What’s behind the surge of populism that brought Donald Trump to power? For Fareed Zakaria, trends in technology and globalization are one important factor, insofar as they have created a disconnect between economic growth and jobs in the United States.
That isn’t, however, the whole story.
“There's an interesting puzzle,” he declared in a Wednesday lecture at the Aspen Ideas Festival, which is co-hosted by The Aspen Institute and The Atlantic. “This is a wave of populism taking place around the world. This is not just the United States. We have to unpack that for a minute and ask ourselves where it is happening.”
The heart of populism used to be Latin America.
“If you went back 30 or 40 years and asked yourself where would you see the great populist regimes, they were all in Argentina and Bolivia and Brazil––that's really what defined modern populism,” he said. “Today, Latin America has almost no populism. Latin America is a place filled with pragmatic, reform-minded, Hillary Clinton-like policy wonks who are trying to integrate their economies into the globe.”
Nor is there much populism in Asia’s developed economies.

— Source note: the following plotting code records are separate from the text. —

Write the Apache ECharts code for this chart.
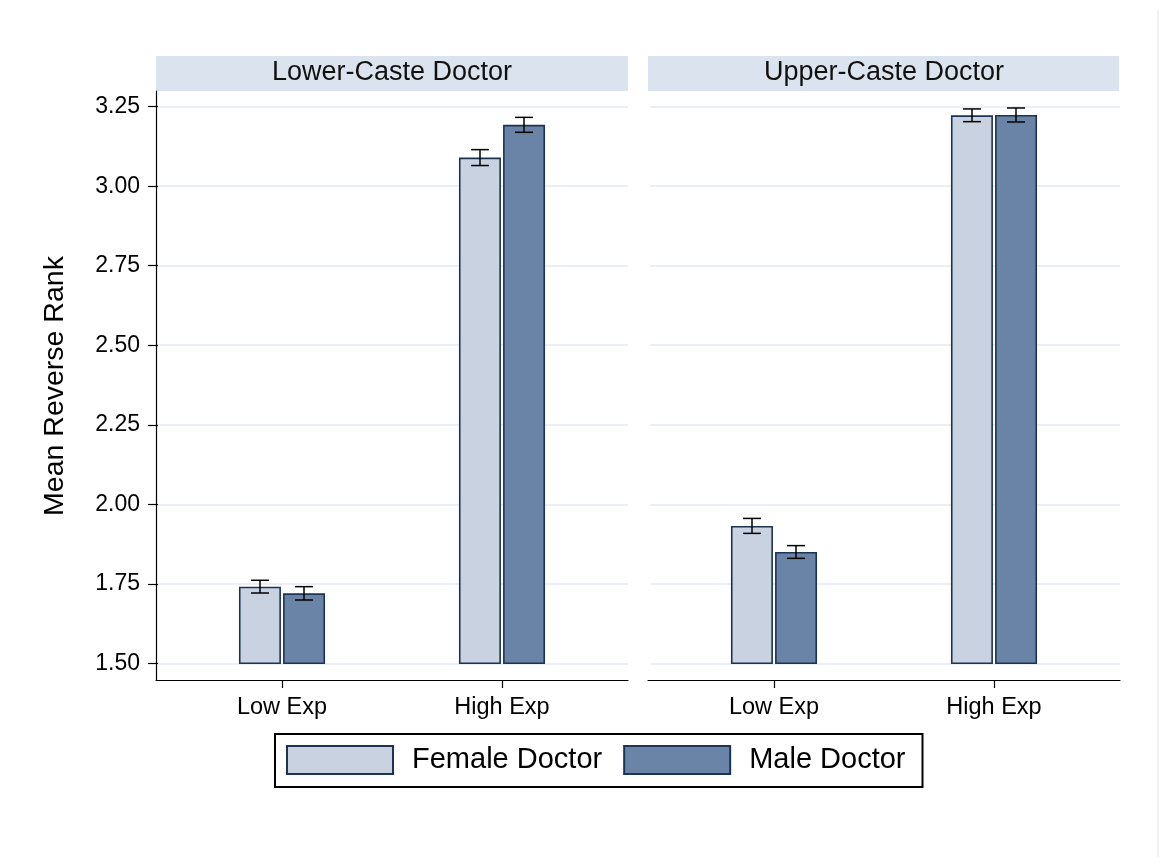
<!DOCTYPE html>
<html>
<head>
<meta charset="utf-8">
<script src="https://cdn.jsdelivr.net/npm/echarts@6/dist/echarts.min.js"></script>
<style>html,body{margin:0;padding:0;background:#fff;}#c{width:1170px;height:867px;}</style>
</head>
<body>
<div id="c"></div>
<script>
const categories = ['Low Exp', 'High Exp'];
const panelTitles = ['Lower-Caste Doctor', 'Upper-Caste Doctor'];
const seriesNames = ['Female Doctor', 'Male Doctor'];
// means per panel [Low Exp, High Exp]
const femaleLowerCaste = [1.741, 3.090];
const maleLowerCaste = [1.720, 3.193];
const femaleUpperCaste = [1.932, 3.223];
const maleUpperCaste = [1.850, 3.224];
// half-width of confidence intervals
const femaleLowerCasteErr = [0.020, 0.025];
const maleLowerCasteErr = [0.021, 0.0235];
const femaleUpperCasteErr = [0.0235, 0.020];
const maleUpperCasteErr = [0.020, 0.022];
const yMin = 1.5, yMax = 3.25, yInterval = 0.25;
const yAxisTitle = 'Mean Reverse Rank';

const panelMeans = [[femaleLowerCaste, maleLowerCaste], [femaleUpperCaste, maleUpperCaste]];
const panelErrs = [[femaleLowerCasteErr, maleLowerCasteErr], [femaleUpperCasteErr, maleUpperCasteErr]];

const colors = ['#c9d2e0', '#6984a7'];
const borderCol = '#1c3352';
const FONT = 'Liberation Sans, Arial, sans-serif';

const panelLeft = [156, 648];
const panelWidth = 472;
const frameTop = 91, frameBottom = 680;
const plotTop = 106.7, plotBottom = 663.3;
const barWidth = 42;
const barOffset = 22;

const grids = [], xAxes = [], yAxes = [], series = [], graphics = [];

for (let p = 0; p < 2; p++) {
  const L = panelLeft[p];
  // frame grid (axis lines)
  grids.push({left: L, top: frameTop, width: panelWidth, height: frameBottom - frameTop});
  xAxes.push({gridIndex: 3*p, type: 'value', min: 0, max: 1, axisLine: {show: true, onZero: false, lineStyle: {color: '#000', width: 1.2}}, axisTick: {show: false}, axisLabel: {show: false}, splitLine: {show: false}});
  yAxes.push({gridIndex: 3*p, type: 'value', min: 0, max: 1, axisLine: {show: p === 0, lineStyle: {color: '#000', width: 1.2}}, axisTick: {show: false}, axisLabel: {show: false}, splitLine: {show: false}});
  // split-line grid (full width)
  grids.push({left: L + 2, top: plotTop, width: panelWidth - 2, height: plotBottom - plotTop});
  xAxes.push({gridIndex: 3*p+1, type: 'value', min: 0, max: 1, show: false});
  yAxes.push({gridIndex: 3*p+1, type: 'value', min: yMin, max: yMax, interval: yInterval,
    axisLine: {show: false},
    axisTick: {show: p === 0, length: 10, lineStyle: {color: '#000', width: 1.2}},
    axisLabel: {show: p === 0, margin: 18, fontSize: 23, color: '#000', fontFamily: FONT, formatter: v => v.toFixed(2)},
    splitLine: {show: true, lineStyle: {color: '#eaeef5', width: 2}}});
  // bars grid
  grids.push({left: L + 16, top: plotTop, width: 440, height: plotBottom - plotTop});
  xAxes.push({gridIndex: 3*p+2, type: 'category', data: categories, offset: frameBottom - plotBottom,
    axisLine: {show: false},
    axisTick: {show: true, alignWithLabel: true, length: 8, lineStyle: {color: '#000', width: 1.2}},
    axisLabel: {margin: 16, fontSize: 23.5, color: '#000', fontFamily: FONT}});
  yAxes.push({gridIndex: 3*p+2, type: 'value', min: yMin, max: yMax, show: false});

  for (let s = 0; s < 2; s++) {
    series.push({
      name: seriesNames[s], type: 'bar', xAxisIndex: 3*p+2, yAxisIndex: 3*p+2,
      data: panelMeans[p][s], barWidth: barWidth, barGap: '5%',
      itemStyle: {color: colors[s], borderColor: borderCol, borderWidth: 1.6},
      emphasis: {disabled: true}, silent: true, z: 2
    });
  }
  for (let s = 0; s < 2; s++) {
    const off = s === 0 ? -barOffset : barOffset;
    const data = panelMeans[p][s].map((m, i) => [i, m - panelErrs[p][s][i], m + panelErrs[p][s][i]]);
    series.push({
      type: 'custom', xAxisIndex: 3*p+2, yAxisIndex: 3*p+2, z: 5, silent: true,
      data: data,
      renderItem: function (params, api) {
        const a = api.coord([api.value(0), api.value(1)]);
        const b = api.coord([api.value(0), api.value(2)]);
        const x = a[0] + off;
        const st = {stroke: '#000', lineWidth: 1.5};
        return {type: 'group', children: [
          {type: 'line', shape: {x1: x, y1: a[1], x2: x, y2: b[1]}, style: st},
          {type: 'line', shape: {x1: x - 9, y1: a[1], x2: x + 9, y2: a[1]}, style: st},
          {type: 'line', shape: {x1: x - 9, y1: b[1], x2: x + 9, y2: b[1]}, style: st}
        ]};
      }
    });
  }
  // strip header
  graphics.push({type: 'rect', left: L, top: 56, shape: {width: p === 0 ? 472 : 471, height: 35}, style: {fill: '#dbe4ee'}, z: 0});
  graphics.push({type: 'text', x: L + panelWidth / 2, y: 73, style: {text: panelTitles[p], fill: '#111', font: '27px ' + FONT, align: 'center', verticalAlign: 'middle'}, z: 1});
}
graphics.push({type: 'text', x: 55, y: 386, rotation: Math.PI / 2, style: {text: yAxisTitle, fill: '#000', font: '28.5px ' + FONT, align: 'center', verticalAlign: 'middle'}});
graphics.push({type: 'line', shape: {x1: 1158, y1: 10, x2: 1158, y2: 857}, style: {stroke: '#f2f2f2', lineWidth: 2}});

const chart = echarts.init(document.getElementById('c'), null, {renderer: 'canvas'});
chart.setOption({
  animation: false,
  backgroundColor: '#ffffff',
  grid: grids, xAxis: xAxes, yAxis: yAxes, series: series,
  graphic: graphics,
  legend: {
    data: seriesNames.map(n => ({name: n, icon: 'rect'})), left: 275, top: 734, orient: 'horizontal',
    padding: [11, 17, 12, 11], itemWidth: 106, itemHeight: 28, itemGap: 21,
    borderColor: '#000', borderWidth: 2, backgroundColor: '#fff',
    selectedMode: false,
    itemStyle: {borderColor: borderCol, borderWidth: 2},
    textStyle: {fontSize: 29, color: '#000', fontFamily: FONT, padding: [4, 0, 0, 14]}
  }
});
</script>
</body>
</html>
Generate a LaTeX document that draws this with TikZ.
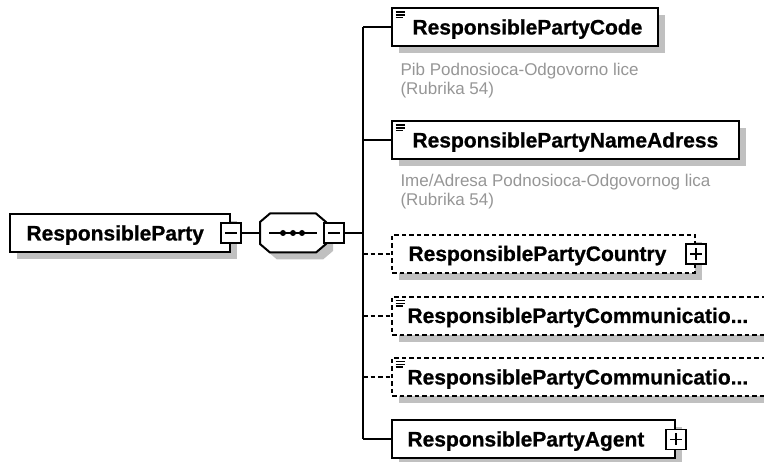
\documentclass[tikz,border=0pt]{standalone}
\usepackage{fontspec}
\setmainfont{Liberation Sans}
\newfontfamily\tagfont[FakeBold=0.8]{Liberation Sans}
\usetikzlibrary{shadows}

\definecolor{shadegray}{RGB}{192,192,192}
\definecolor{notegray}{RGB}{150,150,150}

\tikzset{
  elem/.style={draw, line width=2pt, fill=white, inner sep=0pt, minimum height=38pt,
    drop shadow={shadow xshift=7pt, shadow yshift=-7pt, fill=shadegray, draw=none, opacity=1}},
  optelem/.style={dash pattern=on 4.5pt off 3pt},
  simple/.style={path picture={
    \foreach \k/\l in {0/9,1/9,2/7}
      \draw[line width=1.5pt, solid] ([xshift=3.5pt, yshift={-(3.5+2.8*\k)*1pt}]path picture bounding box.north west) -- ++(\l,0);}},
  minusbox/.style={draw, line width=1.6pt, fill=white, minimum size=20pt, inner sep=0pt,
    path picture={\draw[line width=1.6pt] ([xshift=4pt]path picture bounding box.west) -- ([xshift=-4pt]path picture bounding box.east);}},
  plusbox/.style={draw, line width=1.6pt, fill=white, minimum size=20pt, inner sep=0pt,
    path picture={\draw[line width=1.6pt] ([xshift=4pt]path picture bounding box.west) -- ([xshift=-4pt]path picture bounding box.east);
      \draw[line width=1.6pt] ([yshift=-4pt]path picture bounding box.north) -- ([yshift=4pt]path picture bounding box.south);}},
  tagtext/.style={font=\tagfont\fontsize{21}{25}\selectfont\bfseries, anchor=base west, inner sep=0pt},
  notetext/.style={font=\fontsize{17}{19}\selectfont, text=notegray, anchor=north west, align=left, inner sep=0pt}
}

\begin{document}
\begin{tikzpicture}[x=1pt, y=-1pt, line width=2pt]
  \path[use as bounding box, clip] (0,0) rectangle (764,462);

  \begin{scope}[every node/.style={elem}]
    \node[minimum width=220pt] (root) at (120,233) {};
    \node[simple, minimum width=266pt] (c1) at (525,27.5) {};
    \node[simple, minimum width=347pt] (c2) at (565.5,140.5) {};
    \node[optelem, minimum width=303pt] (c3) at (543.5,254) {};
    \node[optelem, simple, minimum width=408pt] (c4) at (596,316) {};
    \node[optelem, simple, minimum width=408pt] (c5) at (596,377) {};
    \node[minimum width=283pt] (c6) at (533.5,439.5) {};
  \end{scope}

  % sequence compositor
  \node[minimum width=66pt, minimum height=39pt, inner sep=0pt] (seq) at (293,233) {};
  \begin{scope}[shift={(seq.center)}]
    \fill[shadegray, shift={(7,7)}] (-33,-11) -- (-23,-19.5) -- (23,-19.5) -- (33,-11)
      -- (33,11) -- (23,19.5) -- (-23,19.5) -- (-33,11) -- cycle;
    \draw[fill=white] (-33,-11) -- (-23,-19.5) -- (23,-19.5) -- (33,-11)
      -- (33,11) -- (23,19.5) -- (-23,19.5) -- (-33,11) -- cycle;
    \draw (-24,0) -- (24,0);
    \foreach \d in {-10,0,9}
      \fill (\d,0) circle (3);
  \end{scope}

  \coordinate (trunk) at (363,233);
  \path (root.east) edge (seq.west);
  \path (seq.east) edge (trunk);
  \path (trunk |- c1.west) edge (trunk |- c6.west);
  \foreach \c in {c1,c2,c6}
    \path (trunk |- \c.west) edge (\c.west);
  \foreach \c in {c3,c4,c5}
    \path (trunk |- \c.west) edge[optelem] (\c.west);

  \node[minusbox] (rminus) at (root.east) {};
  \node[minusbox] (sminus) at (334,233) {};
  \node[plusbox] (c3plus) at (c3.east) {};
  \node[plusbox] (c6plus) at (c6.east) {};

  \begin{scope}[every node/.style={tagtext}]
    \node (t0) at (25.5,240.5) {ResponsibleParty};
    \node (t1) at (411.5,34.5) {ResponsiblePartyCode};
    \node (t2) at (411.5,147.5) {ResponsiblePartyNameAdress};
    \node (t3) at (407.5,261) {ResponsiblePartyCountry};
    \node (t4) at (406.5,323) {ResponsiblePartyCommunicatio...};
    \node (t5) at (406.5,384.5) {ResponsiblePartyCommunicatio...};
    \node (t6) at (406.5,446.5) {ResponsiblePartyAgent};
  \end{scope}

  \node[notetext] (n1) at (399.5,62) {Pib Podnosioca-Odgovorno lice\\(Rubrika 54)};
  \node[notetext] (n2) at (399.5,173) {Ime/Adresa Podnosioca-Odgovornog lica\\(Rubrika 54)};

\end{tikzpicture}
\end{document}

“So where do you see it? Well you see it in the Western world, in Europe and the United States,” he said. And the puzzle is that within the Western world, “you actually see it in places that are very different economically. I just gave you the story of the loss of manufacturing in the United States. Well guess what country has not lost much manufacturing? Germany. And guess what, Germany has right wing populism growing as well. You talk about economic inequality in the United States, which is a huge problem. Well guess what, Holland, Denmark, Sweden, they have not had much rising inequality in the last 20 years. And they have fiery right-wing populists.”